The Chalet beckons the weary traveler on the Highway of Death to stop awhile, enjoy the scenery (it is God awful gorgeous when its not raining) and consume a tasty beverage steamed out of the roasted bean.
And the cost of the material that goes into making those beverages – and other things they need to operate and thus stay in business – is on owner Sandy Klein’s mind as the end of the day slinks into the darkness.
Sandy (she owns and runs the chalet with husband Mark who wears a green Bavarian mountain hat that is big time spiffy looking) will tell you if you ask that the horrible price of gas and other stuff that keeps going up and up is eating into their bottom line as it is eating into every small business’s bottom line.
“The price of everything keeps going up,” says Sandy. She is not happy about that.
She talked about what is cost to get supplies for her biz that day, Friday April 22.
“It was outrageous. A stop at two wholesale houses cost us probably $300 more than it did two months ago.”
Ouch.
Gas prices going up, Sandy says. That’s probably a lot of it. And she ain’t happy a lick about the whole thing. Her advice for the leaders back in Washington, DC?
“Get it together. Put a top on the gas prices and make them quit gouging people.”
The “them” in that equation is always hard to pin down with any specificity says Sandy, but she’s pretty sure it goes way far up the food chain past your neighborhood petrol station and into the high rise office suite of some pasty faced, heavily joweled, double-chinned oil exec in Manhattan.
“Yeah. It’s the people at the top and in the middle and we’re stuck at the end.”
And thus it has always been for the huddled masses (stuck at the proverbial end) since before the time of Caligula and even before that fellow who played his fiddle while Rome burned to the ground.
“The whole world is in disarray,” says Sandy.
BUT THE WORK IS GOOD, AND THE SCENERY JUST FINE
But the plus side she says, is all the interesting folks she gets to meet when they stop in for some java and a peek at the scenery.
She loves talking with customers. “I get to meet thousands of people every day,” says Sandy who describes that as one of the best things about her job.
And the next best thing is the gorgeous mountain scenery that is right outside her window.
“Being in this beautiful spot,” that’s the ticket she says.

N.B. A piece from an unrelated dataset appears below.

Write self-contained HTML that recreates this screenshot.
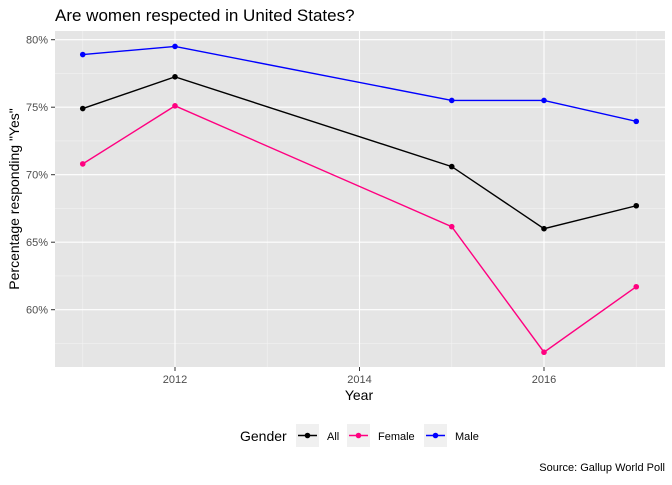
<!DOCTYPE html>
<html><head><meta charset="utf-8"><style>
body{margin:0;background:#fff;font-family:"Liberation Sans",sans-serif}
</style></head><body>
<svg width="672" height="480" xmlns="http://www.w3.org/2000/svg" font-family="Liberation Sans, sans-serif">
<text x="55" y="21" font-size="17" fill="#000">Are women respected in United States?</text>
<rect x="55" y="31" width="610" height="336" fill="#e5e5e5"/>
<g id="grid"></g>
<g id="axes"></g>
<g id="series"></g>
<text x="359" y="400" font-size="14" text-anchor="middle">Year</text>
<text transform="translate(19,199) rotate(-90)" font-size="14" text-anchor="middle">Percentage responding "Yes"</text>
<g>
<text x="240" y="441" font-size="14">Gender</text>
<g id="legend"></g>
</g>
<text x="665" y="471" font-size="11" text-anchor="end">Source: Gallup World Poll</text>
</svg>
<script>
const years=[2011,2012,2015,2016,2017];
const allVals=[74.9,77.25,70.6,66.0,67.7];
const femaleVals=[70.8,75.1,66.15,56.85,61.7];
const maleVals=[78.9,79.5,75.5,75.5,73.95];
const xTicks=[2012,2014,2016];
const yTicks=[60,65,70,75,80];
const NS="http://www.w3.org/2000/svg";
const PB=367;
function x(v){return 175+(v-2012)*92.25;}
function y(v){return 39.7+(80-v)*13.5;}
function mk(t,a,p){const e=document.createElementNS(NS,t);for(const k in a)e.setAttribute(k,a[k]);p.appendChild(e);return e;}
const grid=document.getElementById('grid'),axes=document.getElementById('axes');
for(const m of [57.5,62.5,67.5,72.5,77.5]){
 const ml=mk('line',{x1:55,x2:665,y1:y(m),y2:y(m),stroke:'#f2f2f2','stroke-width':0.6},grid);
 
 
}
for(const v of [2011,2013,2015,2017]){const ml=mk('line',{x1:x(v),x2:x(v),y1:31,y2:PB,stroke:'#f2f2f2','stroke-width':0.6},grid);
 
 }
for(const v of yTicks){
 const l=mk('line',{x1:55,x2:665,y1:y(v),y2:y(v),stroke:'#fff','stroke-width':1.1},grid);
 
 
 mk('line',{x1:51,x2:55,y1:y(v),y2:y(v),stroke:'#333'},axes);
 const t=mk('text',{x:48,y:y(v)+4,'font-size':11,fill:'#4d4d4d','text-anchor':'end'},axes);
 t.textContent=v+'%';
 
 
}
for(const v of xTicks){
 const l=mk('line',{x1:x(v),x2:x(v),y1:31,y2:PB,stroke:'#fff','stroke-width':1.1},grid);
 
 
 mk('line',{x1:x(v),x2:x(v),y1:PB,y2:PB+4,stroke:'#333'},axes);
 const t=mk('text',{x:x(v),y:PB+16,'font-size':11,fill:'#4d4d4d','text-anchor':'middle'},axes);
 t.textContent=v;
 
 
}
const ser=document.getElementById('series');
const defs=[['all',allVals,'#000'],['female',femaleVals,'#ff0080'],['male',maleVals,'#0000ff']];
for(const [n,vals,c] of defs){
 const pl=mk('polyline',{points:years.map((yr,i)=>x(yr)+','+y(vals[i])).join(' '),fill:'none',stroke:c,'stroke-width':1.4},ser);
 
 
 years.forEach((yr,i)=>{const p=mk('circle',{cx:x(yr),cy:y(vals[i]),r:2.8,fill:c},ser);
 
 });
}
const lg=document.getElementById('legend');
const items=[['All','#000',296],['Female','#ff0080',347],['Male','#0000ff',424]];
for(const [lab,c,kx] of items){
 const g=mk('g',{},lg);
 
 
 mk('rect',{x:kx,y:424,width:23,height:23,fill:'#f0f0f0'},g);
 mk('line',{x1:kx+2,x2:kx+21,y1:435.5,y2:435.5,stroke:c,'stroke-width':1.4},g);
 mk('circle',{cx:kx+11.5,cy:435.5,r:2.8,fill:c},g);
 const t=mk('text',{x:kx+31,y:440,'font-size':11},g);t.textContent=lab;
}
</script>
</body></html>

For Charlotte Brown ,22, who grew up in Skykomish just up the road and who now produces and pours coffee concoctions at the Chalet (and who might like to become a teacher some day, maybe a nutritionist) also likes meeting and talking to customers.
“The best thing (about working there) is our customers because we have a lot of regulars.”
And the worst thing about her job?
“The rain! It rains a lot,” says Charlotte.
And it does. Lordee but it rains a humpload up there.
They get about 66 inches a year on average (88 inches in 1954) and about 60 inches of annual snow falling in addition to the rain.
You have to be a hardy soul to live up there in the Winter months.
Coffee helps a lot.
In fact, our rain slogged climate is one of the reasons sociologists think the coffee craze started here back in the 70’s when Starbucks opened that first small but highly popular store in Pioneer Square in Seattle.
They theorize that because of the long, gray rain-soaked winters here, we gravitated toward drinking lots of coffee as a survival mechanism.
Being perky and wired to the hilt tends to blunt the depression (along with some decent modern meds) one gets from spending winters being pounded into Silly Putty by rain, gray skies and frigid temperatures.
But this night it is not raining. It is simply going dark. Light is fading. The end of the day draws near.
And as the sun finally plopped itself down and went nighty-night, as darkness silently fell over Bigfoot territory, the Chalet began to close down after another day of pourings.
And scribes and their cameras were forced to pack it up and roll it on down the highway.
Which is the way things go in these parts.